Vivenciar o presente requer dedicação ao mesmo. É pela consideração aos limites, aos prazeres, aos medos e dificuldades que se estrutura a dedicação e a disciplina, tanto quanto a fruição ou expurgo do que acontece. Andar exige, inicialmente, por os pés no chão e em seguida estabelecer direção. Essa sinalização de caminhos é orientação e dinâmica, tanto quanto limite e repetição sistemática que automatiza. Toda vivência pressupõe encontro, determinação, escape, incerteza. Ao considerar apenas aspectos das vivências, se desestrutura totalidades, se desestrutura o que presentifica. A vivência do presente é a única que existe, embora seja também o anestesiante que apaga o que existe. Quando o presente se constitui em pensar para lembrar do que passou, ou antecipar, torcer pelo que se quer que aconteça ele se constitui em pântano, sumidouro de vivências, realidades e limites. Dedicar-se ao sonho, ao que se almeja, ao que não existe é negador da própria configuração existente.

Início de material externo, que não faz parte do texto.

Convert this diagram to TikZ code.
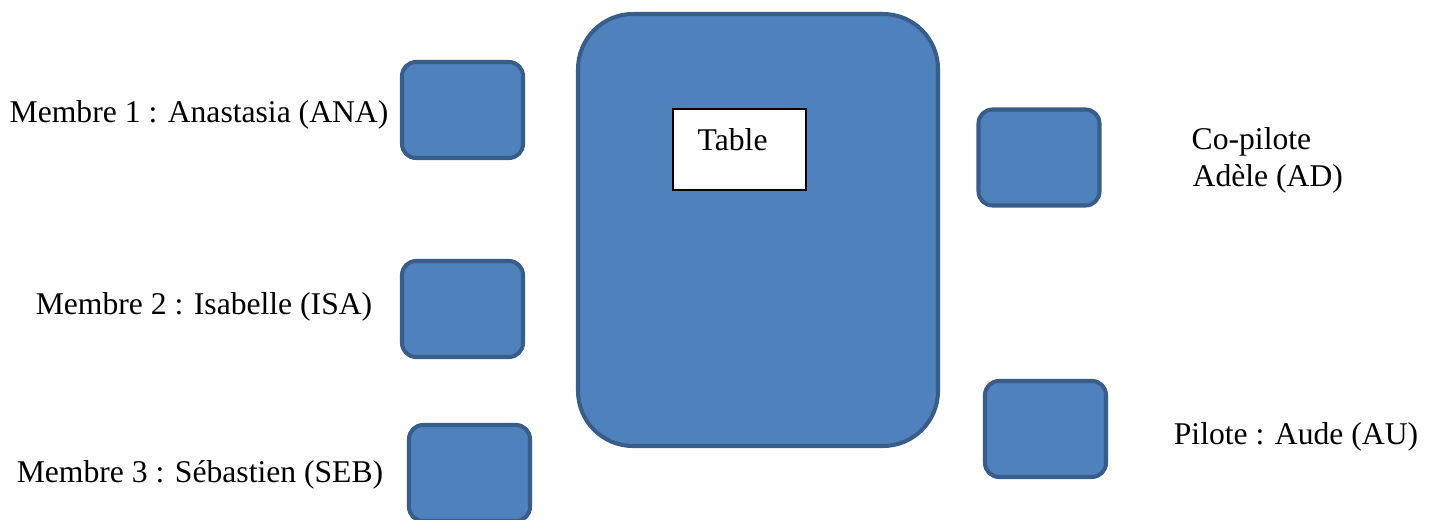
\documentclass[tikz,border=0pt]{standalone}
\usepackage{fontspec}
\setmainfont{Liberation Serif}
\definecolor{seatfill}{HTML}{4F81BD}
\definecolor{seatline}{HTML}{385D8A}

\begin{document}
\begin{tikzpicture}[
    seat/.style={draw=seatline, fill=seatfill, line width=1.15pt, rounded corners=0.14cm,
                 minimum width=1.21cm, minimum height=0.96cm, inner sep=0pt},
    lbl/.style={font=\fontsize{9}{11}\selectfont, inner sep=0pt}
  ]
    \useasboundingbox (0,0) rectangle (14.32,5.19);
    % la table
    \node[draw=seatline, fill=seatfill, line width=1.15pt, rounded corners=0.55cm,
          minimum width=3.6cm, minimum height=4.32cm, inner sep=0pt] (table) at (7.58,2.89) {};
    \node[draw=black, fill=white, line width=0.5pt, minimum width=1.33cm, minimum height=0.81cm,
          inner sep=0pt] (tablebox) at (7.395,3.695) {};
    \node[lbl, anchor=west] (tabletxt) at (6.97,3.79) {Table};
    % les places
    \node[seat] (ana) at (4.625,4.09) {};
    \node[seat] (isa) at (4.625,2.10) {};
    \node[seat] (seb) at (4.695,0.46) {};
    \node[seat] (ad) at (10.39,3.615) {};
    \node[seat] (au) at (10.455,0.90) {};
    % les noms
    \node[lbl] (anatxt) at (1.99,4.04) {Membre 1 : Anastasia (ANA)};
    \node[lbl] (isatxt) at (2.04,2.12) {Membre 2 : Isabelle (ISA)};
    \node[lbl] (sebtxt) at (2.00,0.44) {Membre 3 : Sébastien (SEB)};
    \node[lbl, anchor=base west] (adtxt) at (11.91,3.70) {Co-pilote};
    \node[lbl, anchor=base west] (adname) at (11.92,3.33) {Adèle (AD)};
    \node[lbl] (autxt) at (12.96,0.82) {Pilote : Aude (AU)};
\end{tikzpicture}
\end{document}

Os problemas são neutralizados ficando apenas a torcida pelos bons finais, pelos bons resultados, mas os participantes desaparecem ao virar plateia de si mesmos, do que almejam obter. Essa divisão, obtida graças à negação do que ocorre - do presente - lança o indivíduo em outros universos sem ao menos preparar suas habilidades, apesar de seus fortes desejos, mas que por definição o aniquilam. Querer completar o que lhe falta, querer ter o que não tem - desejar - é a faca que o eviscera. Surgem máquinas, robôs, artefatos nas famílias e culturas, que lutam por conseguir realizar seus desejos, suprindo faltas e carências. É apenas por meio de vivências consistentes, consequentemente questionantes, que se realiza o estar no mundo, que se caminha, que se estrutura como disponibilidade e aceitação. Vivenciar o limite é transformador quando a ele se está dedicado e é esmagador quando ele é negado, quando se busca destruí-lo de qualquer forma.